Só pela fruição destas pequenas coisas ligadas à vida vale a pena implementar a regionalização com base nas 7 Regiões Autónomas, muito para lá de Penafiel, com respeito total pelos que estão para lá do Marão e para baixo do rio Douro e para baixo do Rio Tejo, se entretanto tudo não ficar em causa com nenhum terramoto, forte ventania ou inundação, às vezes as únicas formas de aliviar certas mentes da sobrecarga de grandes desgraças ou fados.

Sem mais nem menos.

Anónimo pró-7RA. (sempre com ponto final)
sergio costa disse…
Discordo da frase em que se afirma: "Portugal é dos poucos países europeus onde este poder intermédio não existe (...)". Os Açores e a Madeira situam-se em que país?
Caro Sergio Costa:

Sim, de facto é verdade. O autor certamente quererá referir-se a Portugal Continental e generalizou precpitadamente.

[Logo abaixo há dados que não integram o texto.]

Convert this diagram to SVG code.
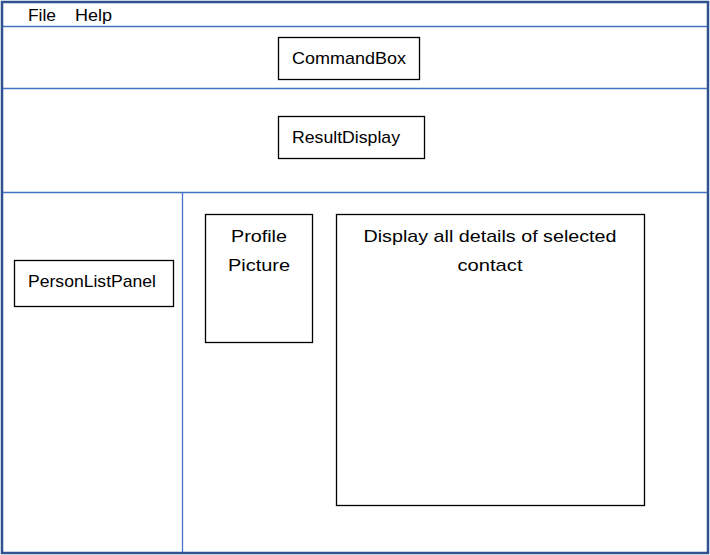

Infelizmente, constata-se que muitas vezes se esquece o excelente exemplo que nos chega dos Açores, prova cabal de que a instituição de governação regional, seja ela administrativa ou autonómica, é decisiva para o desenvolvimento.
Pela forma democrática e justa como foi conduzido, do qual se destaca a inexistência de capital regional, e a distribuição dos serviços pelas capitais de distrito, e pelos resultados positivos que tem atingido, o processo regionalista nos Açores deve ser sem dúvida um exemplo a seguir.

Cumprimentos,
Anónimo disse…
So' quem nao conhece as diferencas entre estes dois politicos algarvios pode ficar surpreendido!
Um e' um homem se'rio o outro uma marionete do partido!
Um nao tem nada a perder!
O outro jogando para um tacho mais... um dia.
Um um nacionalista... O outro um vendido.
Atento!
Anónimo disse…
Quem escreveu este artigo é suposto defender os valores nacionais e o progresso? Critica a mediocridade, mas ainda assim vendeu-se ao Acordo Ortográfico.